> [Available data]:
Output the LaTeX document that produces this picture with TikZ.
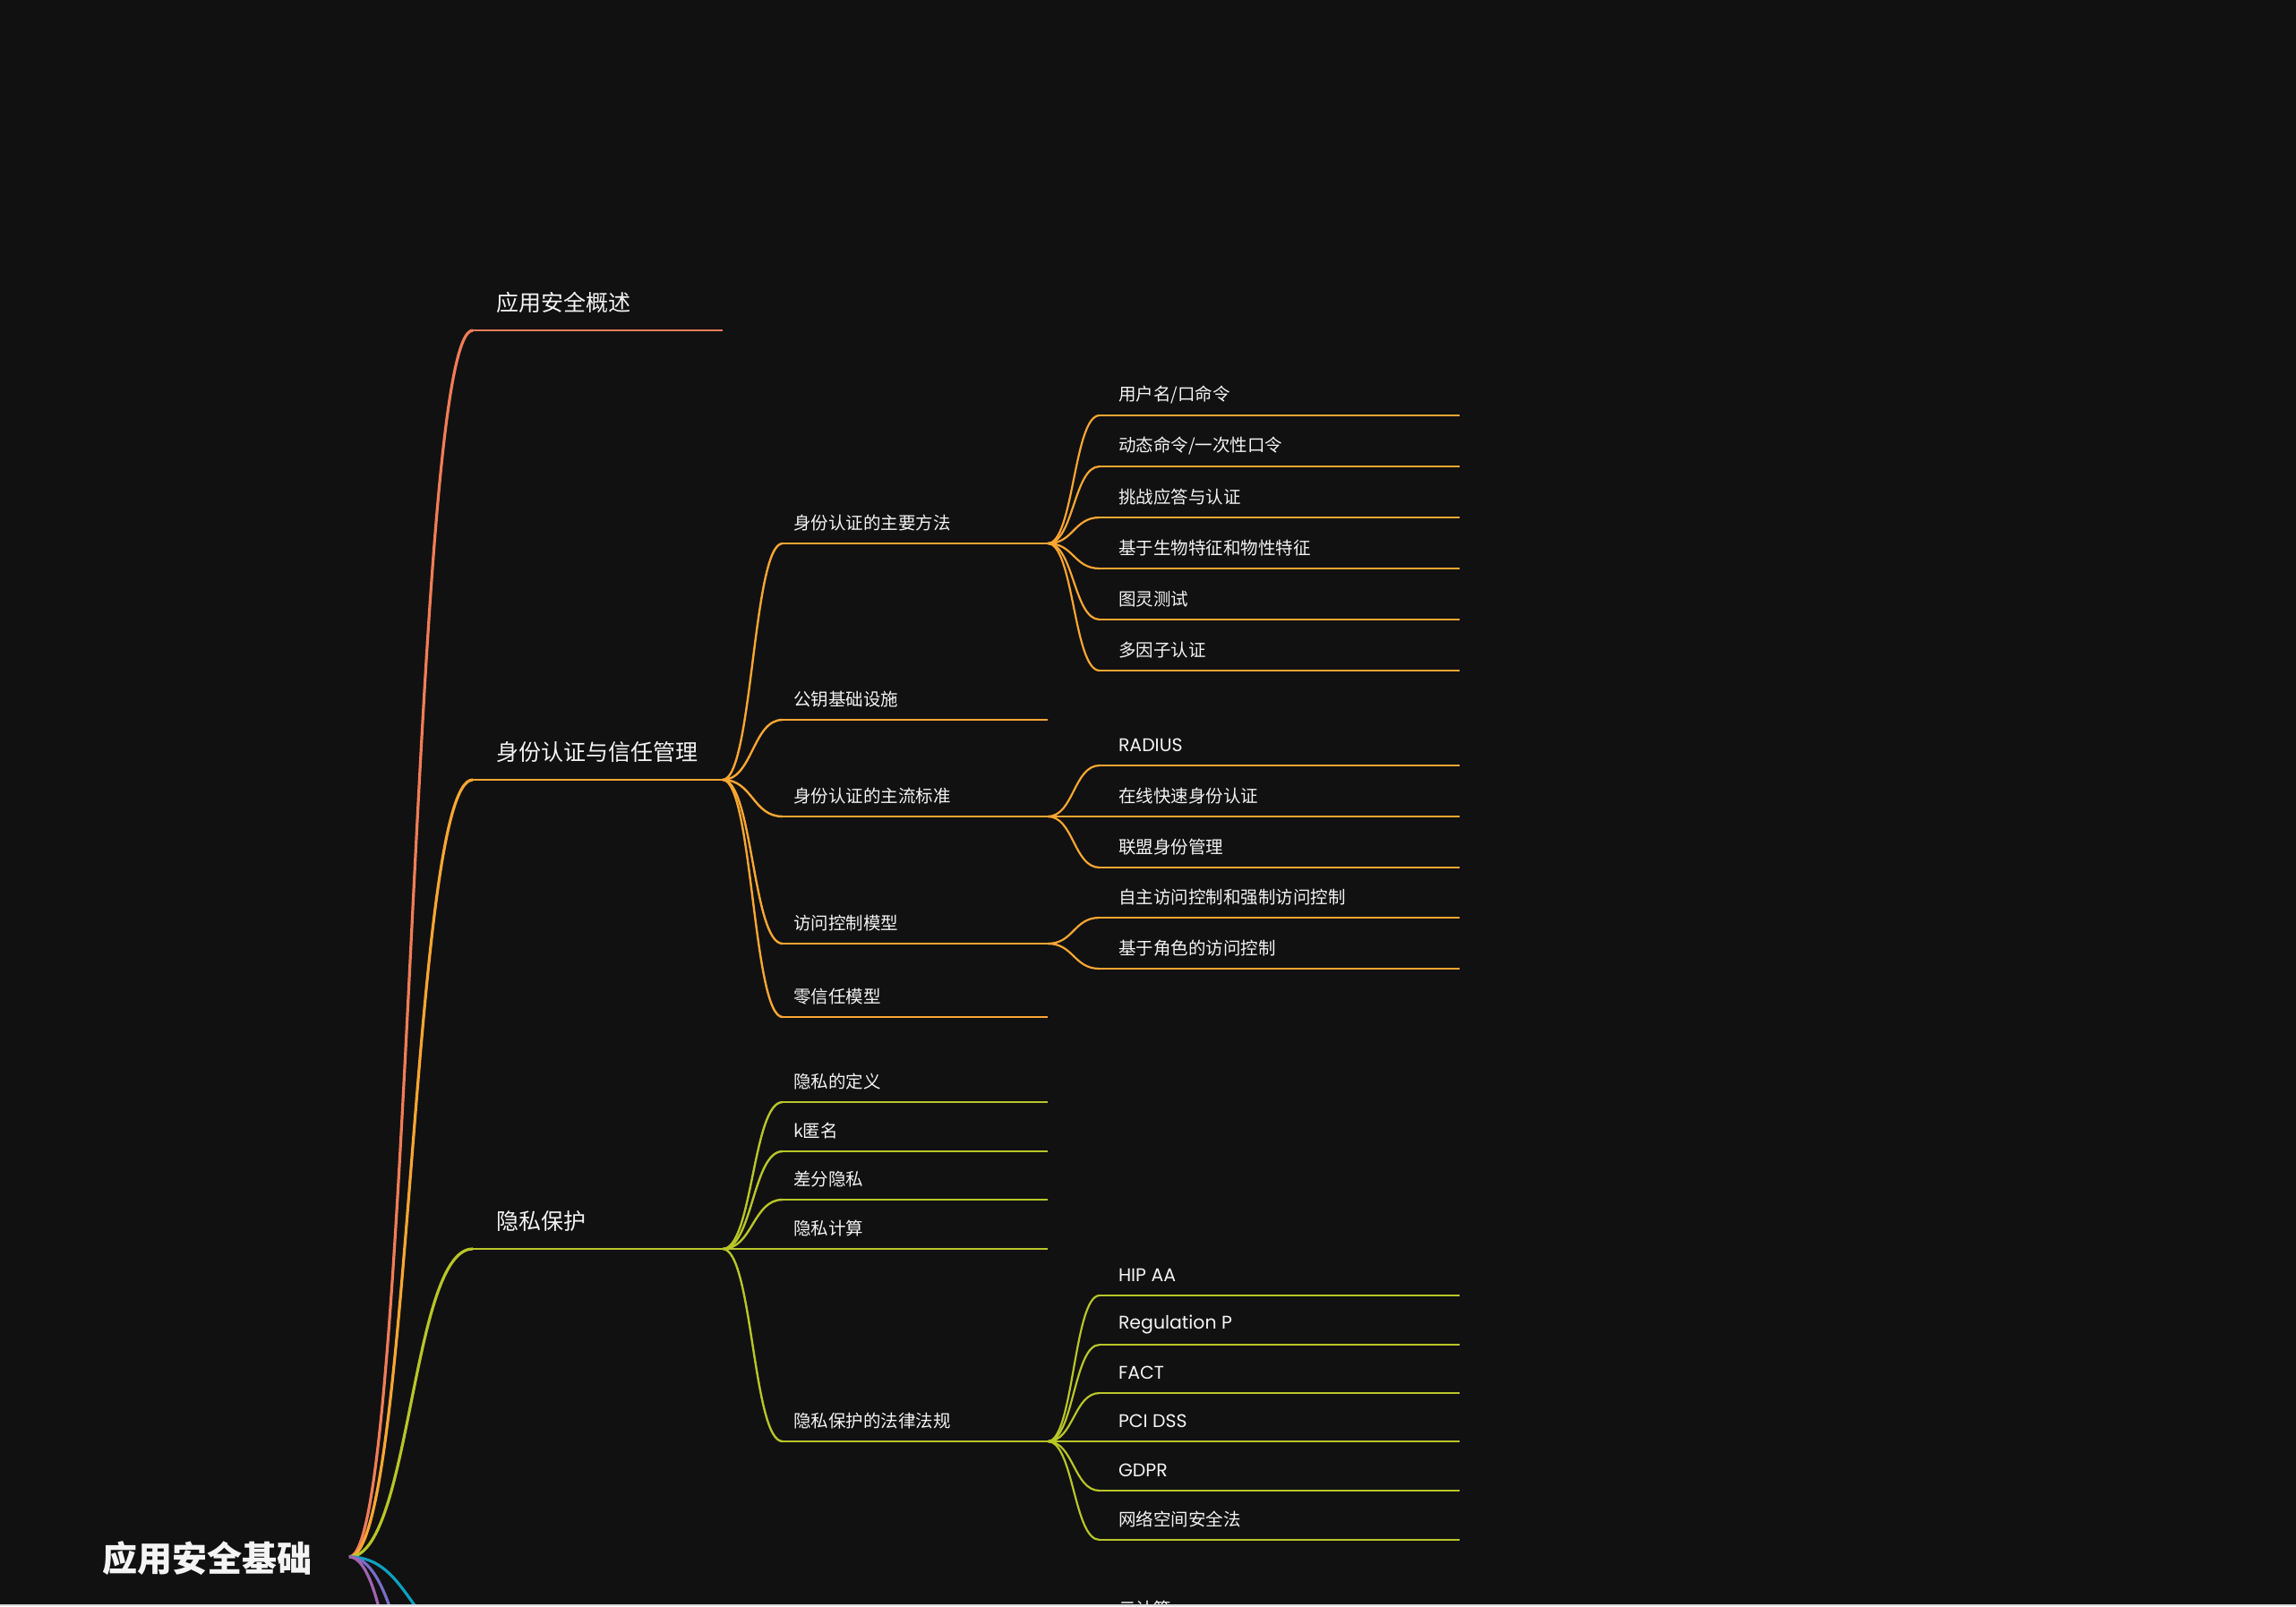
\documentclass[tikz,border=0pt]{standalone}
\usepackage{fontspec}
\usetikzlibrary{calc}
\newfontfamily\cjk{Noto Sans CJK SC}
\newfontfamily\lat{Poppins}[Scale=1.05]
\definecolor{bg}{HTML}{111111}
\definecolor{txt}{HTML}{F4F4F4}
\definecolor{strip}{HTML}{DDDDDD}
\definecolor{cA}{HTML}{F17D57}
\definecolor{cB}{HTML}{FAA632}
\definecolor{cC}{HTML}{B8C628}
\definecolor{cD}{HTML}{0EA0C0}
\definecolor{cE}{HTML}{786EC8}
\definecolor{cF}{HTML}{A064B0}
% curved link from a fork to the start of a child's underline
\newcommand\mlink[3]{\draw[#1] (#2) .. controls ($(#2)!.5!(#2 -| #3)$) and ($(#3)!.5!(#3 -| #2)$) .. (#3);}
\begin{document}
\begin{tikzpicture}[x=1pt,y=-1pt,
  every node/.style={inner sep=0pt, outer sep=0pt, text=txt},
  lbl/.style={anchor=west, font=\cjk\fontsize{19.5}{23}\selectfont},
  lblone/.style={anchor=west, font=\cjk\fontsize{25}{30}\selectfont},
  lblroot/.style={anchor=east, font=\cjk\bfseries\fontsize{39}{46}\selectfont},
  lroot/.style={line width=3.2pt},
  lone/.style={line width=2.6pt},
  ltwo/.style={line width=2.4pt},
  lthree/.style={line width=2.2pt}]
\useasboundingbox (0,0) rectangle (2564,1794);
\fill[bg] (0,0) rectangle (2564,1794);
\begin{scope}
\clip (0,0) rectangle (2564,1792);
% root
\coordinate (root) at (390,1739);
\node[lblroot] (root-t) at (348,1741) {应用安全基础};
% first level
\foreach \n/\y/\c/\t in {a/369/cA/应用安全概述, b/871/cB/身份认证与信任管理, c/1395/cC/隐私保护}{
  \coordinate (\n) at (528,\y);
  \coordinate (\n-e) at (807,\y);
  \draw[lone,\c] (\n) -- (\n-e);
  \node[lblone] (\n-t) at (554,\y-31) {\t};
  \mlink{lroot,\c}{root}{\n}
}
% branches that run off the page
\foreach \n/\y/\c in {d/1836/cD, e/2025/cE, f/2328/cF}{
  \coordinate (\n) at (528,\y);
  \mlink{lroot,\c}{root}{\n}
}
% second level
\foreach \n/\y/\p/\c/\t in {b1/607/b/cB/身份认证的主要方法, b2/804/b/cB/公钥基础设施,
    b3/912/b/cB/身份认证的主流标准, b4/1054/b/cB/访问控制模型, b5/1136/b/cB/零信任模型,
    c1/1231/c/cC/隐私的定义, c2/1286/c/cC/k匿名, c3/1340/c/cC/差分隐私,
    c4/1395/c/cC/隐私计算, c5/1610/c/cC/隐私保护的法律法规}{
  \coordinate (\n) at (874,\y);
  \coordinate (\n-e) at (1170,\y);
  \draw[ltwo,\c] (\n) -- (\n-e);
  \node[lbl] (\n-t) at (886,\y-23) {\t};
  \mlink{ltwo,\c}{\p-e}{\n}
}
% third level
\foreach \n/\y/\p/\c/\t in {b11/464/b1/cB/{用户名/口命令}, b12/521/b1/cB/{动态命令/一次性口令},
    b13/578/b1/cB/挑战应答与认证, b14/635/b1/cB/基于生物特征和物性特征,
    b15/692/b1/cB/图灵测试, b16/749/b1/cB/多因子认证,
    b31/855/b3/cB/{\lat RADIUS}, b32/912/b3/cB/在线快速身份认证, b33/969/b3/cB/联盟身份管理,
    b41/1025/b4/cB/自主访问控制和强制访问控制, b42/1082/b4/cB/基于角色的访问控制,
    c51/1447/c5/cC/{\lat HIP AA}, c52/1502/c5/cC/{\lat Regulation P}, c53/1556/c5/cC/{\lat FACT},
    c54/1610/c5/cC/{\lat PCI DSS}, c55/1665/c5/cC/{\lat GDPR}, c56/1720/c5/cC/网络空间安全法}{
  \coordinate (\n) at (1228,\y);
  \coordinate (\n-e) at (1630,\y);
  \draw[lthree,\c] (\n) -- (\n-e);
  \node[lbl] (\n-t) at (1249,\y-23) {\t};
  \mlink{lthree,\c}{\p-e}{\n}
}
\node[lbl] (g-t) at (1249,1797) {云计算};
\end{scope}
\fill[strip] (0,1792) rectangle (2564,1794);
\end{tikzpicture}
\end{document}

> [Directions]:
Which lines of the material contain the string "that"? List each of them.

> [Exercise answer]:
Output the LaTeX document that produces this picture with TikZ.
% branches that run off the page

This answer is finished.